What about a wall connector that uses a 14-50
Nothing wrong with a 14-50. A lot of this is just selection bias. HPWCs fail too but that's chalked up to a bad install. Every 'melted' 14-50 is immediately blamed on the 14-50. Sometimes it's a bad install, sometimes it's the UMC, sometimes someone didn't plug it in all the way... etc. etc.
IMO the biggest thing that would help is charging at the current you need instead of always pushing 40 or 32A. If you only need 5kWh and you've got all night... charge at 20A or even 10A. 20A produces 75% less heat than 40A. 10A ~93% less heat.
It is clear to me and should be clear to anyone that adding a 14-50 or any other plug in the mix makes the circuit less reliable and less safe.
A fixed charger is obviously safer.
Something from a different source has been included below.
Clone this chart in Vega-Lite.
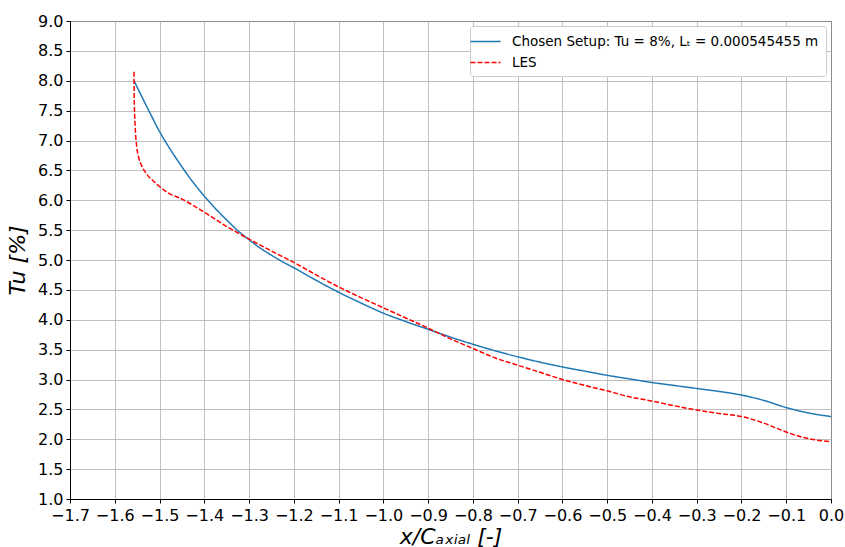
{
  "$schema": "https://vega.github.io/schema/vega-lite/v6.json",
  "width": 761,
  "height": 478,
  "autosize": {"type": "none"},
  "padding": {"left": 70, "top": 21, "right": 14, "bottom": 48},
  "background": "white",
  "config": {
    "view": {"stroke": "black", "strokeWidth": 1},
    "font": "DejaVu Sans",
    "axis": {
      "gridColor": "#b0b0b0",
      "gridWidth": 0.8,
      "gridOpacity": 1,
      "domainColor": "black",
      "tickColor": "black",
      "tickSize": 4,
      "labelColor": "black",
      "labelFontSize": 16,
      "labelFont": "DejaVu Sans",
      "titleFont": "DejaVu Sans",
      "titleFontSize": 22,
      "titleFontWeight": "normal",
      "titleColor": "black",
      "labelPadding": 3
    },
    "legend": {
      "labelFont": "DejaVu Sans",
      "labelFontSize": 13.5,
      "labelColor": "black",
      "labelLimit": 0
    }
  },
  "data": {
    "values": [
      {"series": "Chosen Setup: Tu = 8%, Lₜ = 0.000545455 m", "x": -1.557, "tu": 8.0},
      {"series": "Chosen Setup: Tu = 8%, Lₜ = 0.000545455 m", "x": -1.54, "tu": 7.74},
      {"series": "Chosen Setup: Tu = 8%, Lₜ = 0.000545455 m", "x": -1.52, "tu": 7.44},
      {"series": "Chosen Setup: Tu = 8%, Lₜ = 0.000545455 m", "x": -1.5, "tu": 7.15},
      {"series": "Chosen Setup: Tu = 8%, Lₜ = 0.000545455 m", "x": -1.475, "tu": 6.84},
      {"series": "Chosen Setup: Tu = 8%, Lₜ = 0.000545455 m", "x": -1.45, "tu": 6.56},
      {"series": "Chosen Setup: Tu = 8%, Lₜ = 0.000545455 m", "x": -1.425, "tu": 6.3},
      {"series": "Chosen Setup: Tu = 8%, Lₜ = 0.000545455 m", "x": -1.4, "tu": 6.07},
      {"series": "Chosen Setup: Tu = 8%, Lₜ = 0.000545455 m", "x": -1.375, "tu": 5.86},
      {"series": "Chosen Setup: Tu = 8%, Lₜ = 0.000545455 m", "x": -1.35, "tu": 5.67},
      {"series": "Chosen Setup: Tu = 8%, Lₜ = 0.000545455 m", "x": -1.325, "tu": 5.49},
      {"series": "Chosen Setup: Tu = 8%, Lₜ = 0.000545455 m", "x": -1.3, "tu": 5.34},
      {"series": "Chosen Setup: Tu = 8%, Lₜ = 0.000545455 m", "x": -1.275, "tu": 5.2},
      {"series": "Chosen Setup: Tu = 8%, Lₜ = 0.000545455 m", "x": -1.25, "tu": 5.08},
      {"series": "Chosen Setup: Tu = 8%, Lₜ = 0.000545455 m", "x": -1.225, "tu": 4.97},
      {"series": "Chosen Setup: Tu = 8%, Lₜ = 0.000545455 m", "x": -1.2, "tu": 4.87},
      {"series": "Chosen Setup: Tu = 8%, Lₜ = 0.000545455 m", "x": -1.15, "tu": 4.66},
      {"series": "Chosen Setup: Tu = 8%, Lₜ = 0.000545455 m", "x": -1.1, "tu": 4.46},
      {"series": "Chosen Setup: Tu = 8%, Lₜ = 0.000545455 m", "x": -1.05, "tu": 4.28},
      {"series": "Chosen Setup: Tu = 8%, Lₜ = 0.000545455 m", "x": -1.0, "tu": 4.11},
      {"series": "Chosen Setup: Tu = 8%, Lₜ = 0.000545455 m", "x": -0.95, "tu": 3.97},
      {"series": "Chosen Setup: Tu = 8%, Lₜ = 0.000545455 m", "x": -0.9, "tu": 3.84},
      {"series": "Chosen Setup: Tu = 8%, Lₜ = 0.000545455 m", "x": -0.85, "tu": 3.71},
      {"series": "Chosen Setup: Tu = 8%, Lₜ = 0.000545455 m", "x": -0.8, "tu": 3.59},
      {"series": "Chosen Setup: Tu = 8%, Lₜ = 0.000545455 m", "x": -0.75, "tu": 3.48},
      {"series": "Chosen Setup: Tu = 8%, Lₜ = 0.000545455 m", "x": -0.7, "tu": 3.38},
      {"series": "Chosen Setup: Tu = 8%, Lₜ = 0.000545455 m", "x": -0.65, "tu": 3.29},
      {"series": "Chosen Setup: Tu = 8%, Lₜ = 0.000545455 m", "x": -0.6, "tu": 3.21},
      {"series": "Chosen Setup: Tu = 8%, Lₜ = 0.000545455 m", "x": -0.55, "tu": 3.14},
      {"series": "Chosen Setup: Tu = 8%, Lₜ = 0.000545455 m", "x": -0.5, "tu": 3.07},
      {"series": "Chosen Setup: Tu = 8%, Lₜ = 0.000545455 m", "x": -0.45, "tu": 3.01},
      {"series": "Chosen Setup: Tu = 8%, Lₜ = 0.000545455 m", "x": -0.4, "tu": 2.95},
      {"series": "Chosen Setup: Tu = 8%, Lₜ = 0.000545455 m", "x": -0.35, "tu": 2.9},
      {"series": "Chosen Setup: Tu = 8%, Lₜ = 0.000545455 m", "x": -0.3, "tu": 2.85},
      {"series": "Chosen Setup: Tu = 8%, Lₜ = 0.000545455 m", "x": -0.25, "tu": 2.8},
      {"series": "Chosen Setup: Tu = 8%, Lₜ = 0.000545455 m", "x": -0.2, "tu": 2.74},
      {"series": "Chosen Setup: Tu = 8%, Lₜ = 0.000545455 m", "x": -0.15, "tu": 2.65},
      {"series": "Chosen Setup: Tu = 8%, Lₜ = 0.000545455 m", "x": -0.1, "tu": 2.53},
      {"series": "Chosen Setup: Tu = 8%, Lₜ = 0.000545455 m", "x": -0.05, "tu": 2.44},
      {"series": "Chosen Setup: Tu = 8%, Lₜ = 0.000545455 m", "x": 0.0, "tu": 2.38},
      {"series": "LES", "x": -1.557, "tu": 8.15},
      {"series": "LES", "x": -1.5565, "tu": 7.7},
      {"series": "LES", "x": -1.5545, "tu": 7.25},
      {"series": "LES", "x": -1.551, "tu": 6.9},
      {"series": "LES", "x": -1.546, "tu": 6.7},
      {"series": "LES", "x": -1.54, "tu": 6.58},
      {"series": "LES", "x": -1.53, "tu": 6.45},
      {"series": "LES", "x": -1.515, "tu": 6.33},
      {"series": "LES", "x": -1.5, "tu": 6.23},
      {"series": "LES", "x": -1.48, "tu": 6.12},
      {"series": "LES", "x": -1.45, "tu": 6.02},
      {"series": "LES", "x": -1.4, "tu": 5.8},
      {"series": "LES", "x": -1.35, "tu": 5.56},
      {"series": "LES", "x": -1.3, "tu": 5.35},
      {"series": "LES", "x": -1.25, "tu": 5.15},
      {"series": "LES", "x": -1.2, "tu": 4.96},
      {"series": "LES", "x": -1.15, "tu": 4.75},
      {"series": "LES", "x": -1.1, "tu": 4.55},
      {"series": "LES", "x": -1.05, "tu": 4.37},
      {"series": "LES", "x": -1.0, "tu": 4.2},
      {"series": "LES", "x": -0.95, "tu": 4.03},
      {"series": "LES", "x": -0.9, "tu": 3.86},
      {"series": "LES", "x": -0.85, "tu": 3.68},
      {"series": "LES", "x": -0.8, "tu": 3.52},
      {"series": "LES", "x": -0.75, "tu": 3.36},
      {"series": "LES", "x": -0.7, "tu": 3.24},
      {"series": "LES", "x": -0.65, "tu": 3.12},
      {"series": "LES", "x": -0.6, "tu": 3.0},
      {"series": "LES", "x": -0.55, "tu": 2.9},
      {"series": "LES", "x": -0.5, "tu": 2.81},
      {"series": "LES", "x": -0.45, "tu": 2.71},
      {"series": "LES", "x": -0.4, "tu": 2.64},
      {"series": "LES", "x": -0.35, "tu": 2.56},
      {"series": "LES", "x": -0.3, "tu": 2.49},
      {"series": "LES", "x": -0.25, "tu": 2.43},
      {"series": "LES", "x": -0.2, "tu": 2.38},
      {"series": "LES", "x": -0.15, "tu": 2.27},
      {"series": "LES", "x": -0.1, "tu": 2.12},
      {"series": "LES", "x": -0.05, "tu": 2.01},
      {"series": "LES", "x": 0.0, "tu": 1.96}
    ]
  },
  "mark": {"type": "line", "strokeWidth": 1.5, "interpolate": "monotone", "clip": true},
  "encoding": {
    "x": {
      "field": "x",
      "type": "quantitative",
      "scale": {"domain": [-1.7, 0.0], "nice": false, "zero": false},
      "axis": {
        "values": [-1.7, -1.6, -1.5, -1.4, -1.3, -1.2, -1.1, -1.0, -0.9, -0.8, -0.7, -0.6, -0.5, -0.4, -0.3, -0.2, -0.1, 0.0],
        "format": ".1f",
        "title": "x/Cₐₓᵢₐₗ [-]",
        "titleFontStyle": "italic",
        "titlePadding": 3,
        "labelPadding": 4,
        "labelFlush": false
      }
    },
    "y": {
      "field": "tu",
      "type": "quantitative",
      "scale": {"domain": [1, 9], "nice": false, "zero": false},
      "axis": {
        "values": [1.0, 1.5, 2.0, 2.5, 3.0, 3.5, 4.0, 4.5, 5.0, 5.5, 6.0, 6.5, 7.0, 7.5, 8.0, 8.5, 9.0],
        "format": ".1f",
        "title": "Tu [%]",
        "titleFontStyle": "italic",
        "titlePadding": 8,
        "labelFlush": false
      }
    },
    "color": {
      "field": "series",
      "type": "nominal",
      "scale": {
        "domain": ["Chosen Setup: Tu = 8%, Lₜ = 0.000545455 m", "LES"],
        "range": ["#1f77b4", "#ff0000"]
      },
      "legend": {
        "title": null,
        "orient": "top-right",
        "offset": 5,
        "fillColor": "white",
        "strokeColor": "#cccccc",
        "cornerRadius": 3,
        "padding": 7,
        "symbolType": "M-2,0H2",
        "symbolSize": 225,
        "symbolStrokeWidth": 1.5,
        "rowPadding": 6,
        "labelOffset": 18
      }
    },
    "strokeDash": {
      "field": "series",
      "type": "nominal",
      "scale": {
        "domain": ["Chosen Setup: Tu = 8%, Lₜ = 0.000545455 m", "LES"],
        "range": [[1, 0], [5, 2]]
      },
      "legend": {
        "title": null,
        "orient": "top-right",
        "offset": 5,
        "fillColor": "white",
        "strokeColor": "#cccccc",
        "cornerRadius": 3,
        "padding": 7,
        "symbolType": "M-2,0H2",
        "symbolSize": 225,
        "symbolStrokeWidth": 1.5,
        "rowPadding": 6,
        "labelOffset": 18
      }
    }
  }
}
The question is "how much safer?" and "is that added margin of safety worth the money to buy a dedicated charger?"
Your options for charging your car are:
- Never charge at home
- use an existing plug and your existing adapter (let's assume you've got a 14-50 in your garage from when the prior owner of your garage was a welder or had a drill press)
- plug / un-plug constantly as you need your charger in the car or connected to the plug to charge
- buy a 2nd mobile charger
- leave mobile charger plugged in and don't have it in the car
- use an existing plug and you buy an adapter for your mobile charger
- plug / un-plug constantly as you need your charger in the car or connected to the plug to charge
- buy a 2nd mobile charger
- leave mobile charger plugged in and don't have it in the car
- convert existing plug to use hard-wired charger
- add entirely new circuit
- use nema 14-50 or similar, go to "use an existing plug"
- have circuit hard-wired to connect to a dedicated charger
I think I'd say that the above is ranked from least to most expensive.
We will have a good gauge for how dangerous it is to use plugs when insurance companies start treating non-permanently installed charger setups the same way the treat aluminum wires or knob and post wiring. If insurance companies start asking "do you have an electric car? Do you charge it at home? Do you use a dedicated fixed charger or does your charger have a plug?" a bell should go off in your head saying "geez, enough incidents have happened that perhaps it isn't as safe as I thought."
I personally have an outdoor nema 6-20 plug that runs on a dedicated circuit that was originally for a 120 circuit that has 12 gauge wires; I had an electrician convert it to be a no-neutral 240v circuit and I use an adapter for my gen-1 mobile charger so I am plugging and unplugging the cord whenever I use it. I have plugged it in in the rain and it didn't kill me. I also charge at home once per month. I did not buy a fixed charger at first because I wasn't comfortable that such a dinky circuit would be good enough for my uses. I didn't want to get a bigger circuit because adding one would be opening a giant can of worms -- need new panel, new feed from utility, new meter, etc.
Turns out that after some experimenting in this latest cold snap, it is sufficient to warm a cold soaked battery after only 2 hours, so I can safely call it "good enough" and after I scrape together enough money I'll convert the outdoor outlet to a junction box and install a hardwired charger like the tesla wall charger or a clippercreek lcs20.
In the meantime, mostly, I just charge charge at work.
As far as RVs go -- how many of those draw 40a continuously for 6 hours at a shot?